Written exercise> Please transcribe the listing below in full and word for word, without its pictures.
# Source data start
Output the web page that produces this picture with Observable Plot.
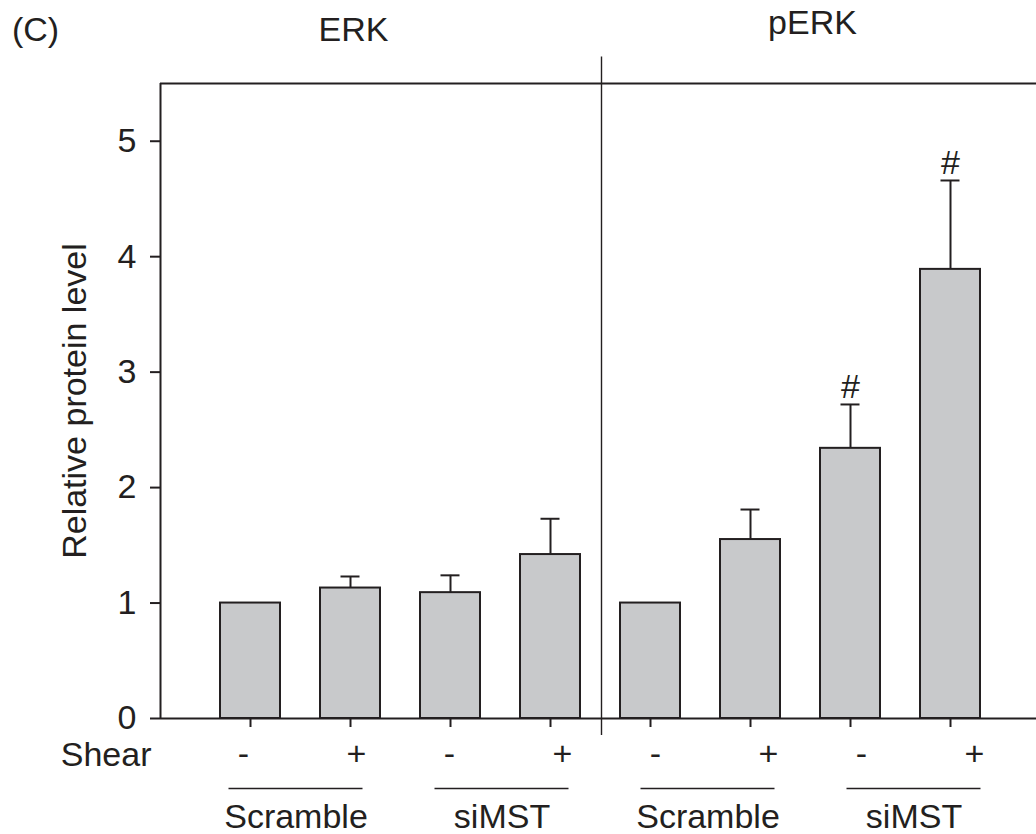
<!DOCTYPE html>
<html><head><meta charset="utf-8">
<script src="https://cdn.jsdelivr.net/npm/d3@7"></script>
<script src="https://cdn.jsdelivr.net/npm/@observablehq/plot@0.6"></script>
<style>
html,body{margin:0;padding:0;background:#fff;}
#chart svg{display:block;}
</style></head><body><div id="chart"></div>
<script>
// ---- data ----
const panelLabel = "(C)";
const panels = ["ERK", "pERK"];
const groups = ["Scramble", "siMST", "Scramble", "siMST"];
const shear = ["-", "+", "-", "+", "-", "+", "-", "+"];
const means = [1.00, 1.13, 1.09, 1.42, 1.00, 1.55, 2.34, 3.89];
const errors = [0, 0.10, 0.15, 0.31, 0, 0.26, 0.38, 0.77];
const signif = ["", "", "", "", "", "", "#", "#"];
const yTicks = [0, 1, 2, 3, 4, 5];
const yLabel = "Relative protein level";
const rowLabel = "Shear";

// ---- style / layout ----
const ink = "#231f20";
const barFill = "#c8c9cb";
const font = "'Liberation Sans', Arial, Helvetica, sans-serif";
const fs = 34;
const halfBar = 0.3, halfCap = 0.095, halfLine = 0.67;

const bars = means.map((v, i) => ({i, v, e: errors[i], shear: shear[i], mark: signif[i]}));
const errBars = bars.filter(d => d.e > 0);
const signX = d => d.i - 0.07 + 0.03 * d.i + (d.shear === "+" ? 0.1 : 0);
const groupRows = groups.map((g, k) => ({g, cx: 2 * k + 0.455 + 0.06 * k}));
const panelRows = panels.map((p, k) => ({p, cx: 4 * k + 1.5 + (k === 0 ? -0.47 : 0.12), dy: k === 0 ? -43 : -50}));

const chart = Plot.plot({
  width: 1036,
  height: 834,
  marginLeft: 160,
  marginRight: 0,
  marginTop: 83,
  marginBottom: 116,
  style: {fontFamily: font, fontSize: fs + "px", color: ink, background: "#fff", overflow: "visible"},
  x: {type: "linear", domain: [-0.9, 7.86]},
  y: {domain: [0, 5.5]},
  marks: [
    // bars
    Plot.rect(bars, {x1: d => d.i - halfBar, x2: d => d.i + halfBar, y1: () => 0, y2: "v",
      fill: barFill, stroke: ink, strokeWidth: 2}),
    // error bars
    Plot.ruleX(errBars, {x: "i", y1: "v", y2: d => d.v + d.e, stroke: ink, strokeWidth: 2}),
    Plot.ruleY(errBars, {y: d => d.v + d.e, x1: d => d.i - halfCap, x2: d => d.i + halfCap, stroke: ink, strokeWidth: 2}),
    // significance marks
    Plot.text(bars.filter(d => d.mark), {x: "i", y: d => d.v + d.e, text: "mark", dy: -6,
      lineAnchor: "bottom", fontSize: fs, fill: ink}),
    // frame lines
    Plot.ruleY([5.5], {stroke: ink, strokeWidth: 2}),
    Plot.ruleY([0], {stroke: ink, strokeWidth: 2}),
    Plot.ruleX([-0.9], {stroke: ink, strokeWidth: 2}),
    // divider between panels
    Plot.ruleX([3.51], {y1: () => 5.73, y2: () => -0.147, stroke: ink, strokeWidth: 1.4}),
    // axes
    Plot.axisY({ticks: yTicks, tickSize: 10, tickPadding: 14, fontSize: fs, label: null,
      stroke: ink, strokeWidth: 2, fill: ink, tickFormat: d => d}),
    Plot.axisX({ticks: d3.range(8), tickSize: 9, tickFormat: () => "", label: null, stroke: ink, strokeWidth: 2}),
    // y label
    Plot.text([yLabel], {frameAnchor: "left", rotate: -90, dx: -85, textAnchor: "middle", lineAnchor: "middle", fontSize: fs, fill: ink}),
    // panel label and panel titles
    Plot.text([panelLabel], {frameAnchor: "top-left", dx: -125, dy: -43, textAnchor: "middle", lineAnchor: "bottom", fontSize: fs, fill: ink}),
    ...panelRows.map(r => Plot.text([r], {x: "cx", y: () => 5.5, text: "p", dy: r.dy, textAnchor: "middle", lineAnchor: "bottom", fontSize: fs, fill: ink})),
    // shear row
    Plot.text([rowLabel], {frameAnchor: "bottom-left", dx: -9, dy: 47, textAnchor: "end", lineAnchor: "bottom", fontSize: fs, fill: ink}),
    Plot.text(bars, {x: signX, y: () => 0, text: "shear", dy: 46, lineAnchor: "bottom", fontSize: fs, fill: ink}),
    // group underlines and labels
    Plot.ruleY(groupRows, {y: () => 0, x1: d => d.cx - halfLine, x2: d => d.cx + halfLine, dy: 70, stroke: ink, strokeWidth: 1.5}),
    Plot.text(groupRows, {x: "cx", y: () => 0, text: "g", dy: 109, lineAnchor: "bottom", fontSize: fs, fill: ink})
  ]
});
document.getElementById("chart").appendChild(chart);
</script>
</body></html>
# Source data end
Full solution>
Output the web page that produces this picture with Observable Plot.
<!DOCTYPE html>
<html><head><meta charset="utf-8">
<script src="https://cdn.jsdelivr.net/npm/d3@7"></script>
<script src="https://cdn.jsdelivr.net/npm/@observablehq/plot@0.6"></script>
<style>
html,body{margin:0;padding:0;background:#fff;}
#chart svg{display:block;}
</style></head><body><div id="chart"></div>
<script>
// ---- data ----
const panelLabel = "(C)";
const panels = ["ERK", "pERK"];
const groups = ["Scramble", "siMST", "Scramble", "siMST"];
const shear = ["-", "+", "-", "+", "-", "+", "-", "+"];
const means = [1.00, 1.13, 1.09, 1.42, 1.00, 1.55, 2.34, 3.89];
const errors = [0, 0.10, 0.15, 0.31, 0, 0.26, 0.38, 0.77];
const signif = ["", "", "", "", "", "", "#", "#"];
const yTicks = [0, 1, 2, 3, 4, 5];
const yLabel = "Relative protein level";
const rowLabel = "Shear";

// ---- style / layout ----
const ink = "#231f20";
const barFill = "#c8c9cb";
const font = "'Liberation Sans', Arial, Helvetica, sans-serif";
const fs = 34;
const halfBar = 0.3, halfCap = 0.095, halfLine = 0.67;

const bars = means.map((v, i) => ({i, v, e: errors[i], shear: shear[i], mark: signif[i]}));
const errBars = bars.filter(d => d.e > 0);
const signX = d => d.i - 0.07 + 0.03 * d.i + (d.shear === "+" ? 0.1 : 0);
const groupRows = groups.map((g, k) => ({g, cx: 2 * k + 0.455 + 0.06 * k}));
const panelRows = panels.map((p, k) => ({p, cx: 4 * k + 1.5 + (k === 0 ? -0.47 : 0.12), dy: k === 0 ? -43 : -50}));

const chart = Plot.plot({
  width: 1036,
  height: 834,
  marginLeft: 160,
  marginRight: 0,
  marginTop: 83,
  marginBottom: 116,
  style: {fontFamily: font, fontSize: fs + "px", color: ink, background: "#fff", overflow: "visible"},
  x: {type: "linear", domain: [-0.9, 7.86]},
  y: {domain: [0, 5.5]},
  marks: [
    // bars
    Plot.rect(bars, {x1: d => d.i - halfBar, x2: d => d.i + halfBar, y1: () => 0, y2: "v",
      fill: barFill, stroke: ink, strokeWidth: 2}),
    // error bars
    Plot.ruleX(errBars, {x: "i", y1: "v", y2: d => d.v + d.e, stroke: ink, strokeWidth: 2}),
    Plot.ruleY(errBars, {y: d => d.v + d.e, x1: d => d.i - halfCap, x2: d => d.i + halfCap, stroke: ink, strokeWidth: 2}),
    // significance marks
    Plot.text(bars.filter(d => d.mark), {x: "i", y: d => d.v + d.e, text: "mark", dy: -6,
      lineAnchor: "bottom", fontSize: fs, fill: ink}),
    // frame lines
    Plot.ruleY([5.5], {stroke: ink, strokeWidth: 2}),
    Plot.ruleY([0], {stroke: ink, strokeWidth: 2}),
    Plot.ruleX([-0.9], {stroke: ink, strokeWidth: 2}),
    // divider between panels
    Plot.ruleX([3.51], {y1: () => 5.73, y2: () => -0.147, stroke: ink, strokeWidth: 1.4}),
    // axes
    Plot.axisY({ticks: yTicks, tickSize: 10, tickPadding: 14, fontSize: fs, label: null,
      stroke: ink, strokeWidth: 2, fill: ink, tickFormat: d => d}),
    Plot.axisX({ticks: d3.range(8), tickSize: 9, tickFormat: () => "", label: null, stroke: ink, strokeWidth: 2}),
    // y label
    Plot.text([yLabel], {frameAnchor: "left", rotate: -90, dx: -85, textAnchor: "middle", lineAnchor: "middle", fontSize: fs, fill: ink}),
    // panel label and panel titles
    Plot.text([panelLabel], {frameAnchor: "top-left", dx: -125, dy: -43, textAnchor: "middle", lineAnchor: "bottom", fontSize: fs, fill: ink}),
    ...panelRows.map(r => Plot.text([r], {x: "cx", y: () => 5.5, text: "p", dy: r.dy, textAnchor: "middle", lineAnchor: "bottom", fontSize: fs, fill: ink})),
    // shear row
    Plot.text([rowLabel], {frameAnchor: "bottom-left", dx: -9, dy: 47, textAnchor: "end", lineAnchor: "bottom", fontSize: fs, fill: ink}),
    Plot.text(bars, {x: signX, y: () => 0, text: "shear", dy: 46, lineAnchor: "bottom", fontSize: fs, fill: ink}),
    // group underlines and labels
    Plot.ruleY(groupRows, {y: () => 0, x1: d => d.cx - halfLine, x2: d => d.cx + halfLine, dy: 70, stroke: ink, strokeWidth: 1.5}),
    Plot.text(groupRows, {x: "cx", y: () => 0, text: "g", dy: 109, lineAnchor: "bottom", fontSize: fs, fill: ink})
  ]
});
document.getElementById("chart").appendChild(chart);
</script>
</body></html>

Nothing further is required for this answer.